French and Indian War
During the French and Indian War, in conjunction with Governor William Shirley of Massachusetts, he helped raise forces that under Robert Monckton captured the French Fort Beauséjour (near Sackville, New Brunswick) on 16 June 1755. He wrote the deportation order, and orchestrated the various campaigns of the Expulsion of the Acadians, beginning with the Bay of Fundy Campaign (1755). After the native Raid on Lunenburg (1756), he placed a bounty on male native scalps.
Lawrence commissioned several armed patrol vessels to patrol the Nova Scotia coast as part of a provincial marine, including the ten-gun brigantine Montague in 1759.

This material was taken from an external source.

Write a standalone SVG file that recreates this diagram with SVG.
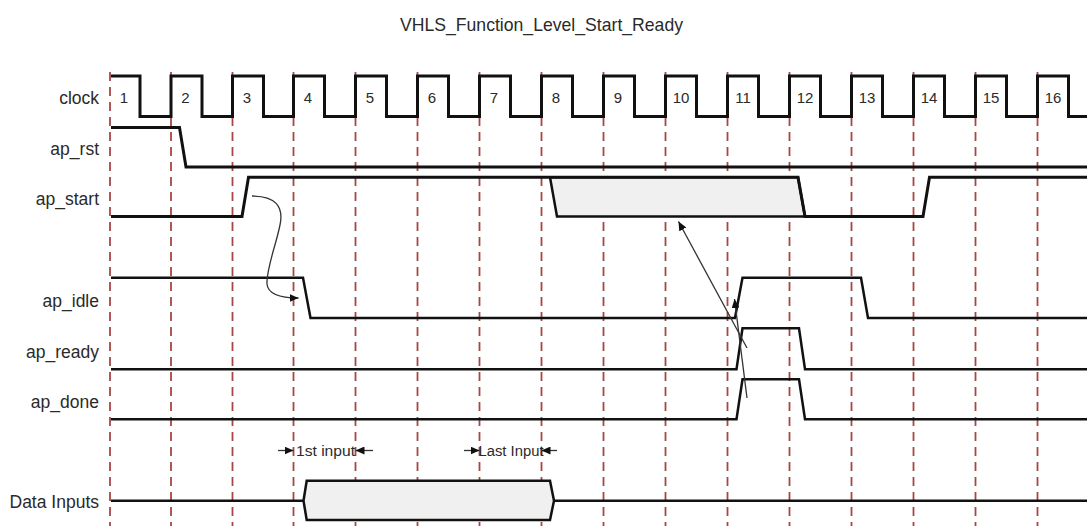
<svg xmlns="http://www.w3.org/2000/svg" width="1087" height="529" viewBox="0 0 1087 529">
<style>
text{font-family:"Liberation Sans",Arial,sans-serif;fill:#2a2a2a}
.lbl{font-size:17.5px;text-anchor:end}
.num{font-size:15px;text-anchor:middle}
.ann{font-size:15.5px}
.grid line{stroke:#a84646;stroke-width:1.8;stroke-dasharray:9 6}
.w{fill:none;stroke:#111;stroke-width:3;stroke-linejoin:miter}
.w2{fill:none;stroke:#111;stroke-width:2.5}
.bus{fill:#f0f0f0;stroke:#111;stroke-width:2.5}
.arr{fill:none;stroke:#333;stroke-width:1.3}
</style>
<defs>
<marker id="ah" viewBox="0 0 9 8" refX="9" refY="4" markerWidth="9" markerHeight="8" markerUnits="userSpaceOnUse" orient="auto">
<path d="M0,0 L9,4 L0,8 Z" fill="#111"/>
</marker>
</defs>
<rect width="1087" height="529" fill="#fff"/>
<text x="541.5" y="31" font-size="19" text-anchor="middle" textLength="283" lengthAdjust="spacingAndGlyphs">VHLS_Function_Level_Start_Ready</text>
<g class="grid" id="grid">
<line x1="110" y1="72" x2="110" y2="526"/>
<line x1="171" y1="72" x2="171" y2="526"/>
<line x1="232.5" y1="72" x2="232.5" y2="526"/>
<line x1="293.5" y1="72" x2="293.5" y2="526"/>
<line x1="355.5" y1="72" x2="355.5" y2="526"/>
<line x1="417.5" y1="72" x2="417.5" y2="526"/>
<line x1="479.5" y1="72" x2="479.5" y2="526"/>
<line x1="541.5" y1="72" x2="541.5" y2="526"/>
<line x1="603.5" y1="72" x2="603.5" y2="526"/>
<line x1="665.5" y1="72" x2="665.5" y2="526"/>
<line x1="727.5" y1="72" x2="727.5" y2="526"/>
<line x1="789.5" y1="72" x2="789.5" y2="526"/>
<line x1="851.5" y1="72" x2="851.5" y2="526"/>
<line x1="913.5" y1="72" x2="913.5" y2="526"/>
<line x1="975.5" y1="72" x2="975.5" y2="526"/>
<line x1="1037.5" y1="72" x2="1037.5" y2="526"/>
</g>
<g id="clock">
<text class="lbl" x="99" y="104">clock</text>
<path class="w" d="M111,76 H140 V116.5 H171 V76 H202 V116.5 H232.5 V76 H263.5 V116.5 H293.5 V76 H324.5 V116.5 H355.5 V76 H386.5 V116.5 H417.5 V76 H448.5 V116.5 H479.5 V76 H510.5 V116.5 H541.5 V76 H572.5 V116.5 H603.5 V76 H634.5 V116.5 H665.5 V76 H696.5 V116.5 H727.5 V76 H758.5 V116.5 H789.5 V76 H820.5 V116.5 H851.5 V76 H882.5 V116.5 H913.5 V76 H944.5 V116.5 H975.5 V76 H1006.5 V116.5 H1037.5 V76 H1068.5 V116.5 H1087"/>
<text class="num" x="124" y="103">1</text>
<text class="num" x="185.5" y="103">2</text>
<text class="num" x="247" y="103">3</text>
<text class="num" x="308" y="103">4</text>
<text class="num" x="370" y="103">5</text>
<text class="num" x="432" y="103">6</text>
<text class="num" x="494" y="103">7</text>
<text class="num" x="556" y="103">8</text>
<text class="num" x="618" y="103">9</text>
<text class="num" x="681" y="103">10</text>
<text class="num" x="743" y="103">11</text>
<text class="num" x="805" y="103">12</text>
<text class="num" x="867" y="103">13</text>
<text class="num" x="929" y="103">14</text>
<text class="num" x="991" y="103">15</text>
<text class="num" x="1053" y="103">16</text>
</g>
<g id="ap_rst">
<text class="lbl" x="99" y="155">ap_rst</text>
<path class="w" d="M111,127.5 H179.5 L186,167 H1087"/>
</g>
<g id="ap_start">
<text class="lbl" x="99" y="205">ap_start</text>
<path class="bus" d="M550,177.3 L557,216.5 H805 L798,177.3 Z" stroke-width="2.5"/>
<path class="w" d="M111,216.5 H242 L248.5,177.3 H798 L805,216.5 H923 L929.5,177.3 H1087"/>
</g>
<g id="ap_idle">
<text class="lbl" x="99" y="306.5">ap_idle</text>
<path class="w2" d="M111,277.7 H303 L310.5,318 H735 L742.5,277.7 H861 L868,318 H1087"/>
</g>
<g id="ap_ready">
<text class="lbl" x="99" y="358">ap_ready</text>
<path class="w2" d="M111,369.3 H736.5 L742.5,328.3 H799 L805,369.3 H1087"/>
</g>
<g id="ap_done">
<text class="lbl" x="99" y="408">ap_done</text>
<path class="w2" d="M111,419.3 H736.5 L742.5,379.3 H799 L805,419.3 H1087"/>
</g>
<g id="data_inputs">
<text class="lbl" x="99" y="508">Data Inputs</text>
<path class="w2" d="M111,500.7 H303.5 M554,500.7 H1087"/>
<path class="bus" d="M303.5,500.7 L306.7,480.8 H550 L554,500.7 L550,520 H306.7 Z"/>
</g>
<g id="first_input">
<text class="ann" x="296" y="455.5" textLength="59" lengthAdjust="spacingAndGlyphs">1st input</text>
</g>
<g id="last_input">
<text class="ann" x="478.5" y="455.5" textLength="65" lengthAdjust="spacingAndGlyphs">Last Input</text>
</g>
<g id="connectors">
<path class="arr" d="M252,196 C275,196 284,206 280,225 C276,245 266,270 267,284 C268,295 282,298 298.5,298" marker-end="url(#ah)"/>
<path class="arr" d="M747,348 L678.5,221.5" marker-end="url(#ah)"/>
<path class="arr" d="M747,398 L734.5,299" marker-end="url(#ah)"/>
<path class="arr" d="M278,450.5 H293.5" marker-end="url(#ah)"/>
<path class="arr" d="M373,450.5 H355.5" marker-end="url(#ah)"/>
<path class="arr" d="M464,450.5 H479.5" marker-end="url(#ah)"/>
<path class="arr" d="M557,450.5 H541.5" marker-end="url(#ah)"/>
</g>
</svg>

As governor of Nova Scotia, Lawrence saw the settlement of the Acadian lands by New England Planters. In 1757, Lawrence was further promoted to the title of brigadier general and commanded the successful siege of the French fortress at Louisbourg on Île Royale (Cape Breton Island) in 1758.
He is said to have died of pneumonia in 1760 in Halifax, Nova Scotia and is buried under St. Paul’s Church (Halifax).
According to his biographer, Dominique Graham,
“Referring to the monument raised to Lawrence’s memory in St Paul’s Church, Halifax, to indicate the late governor’s popularity, Belcher wrote, “In a grateful sense of his affection and services the last tribute that could be paid to his memory was unanimously voted by the General Assembly at their first meeting after the late Governor’s universally lamented decease.” These sympathetic remarks by a contemporary with whom Lawrence had sometimes been at odds and the considerations mentioned above should be placed in the scales against the views of historians who condemn him for his inhumanity to the Acadians.”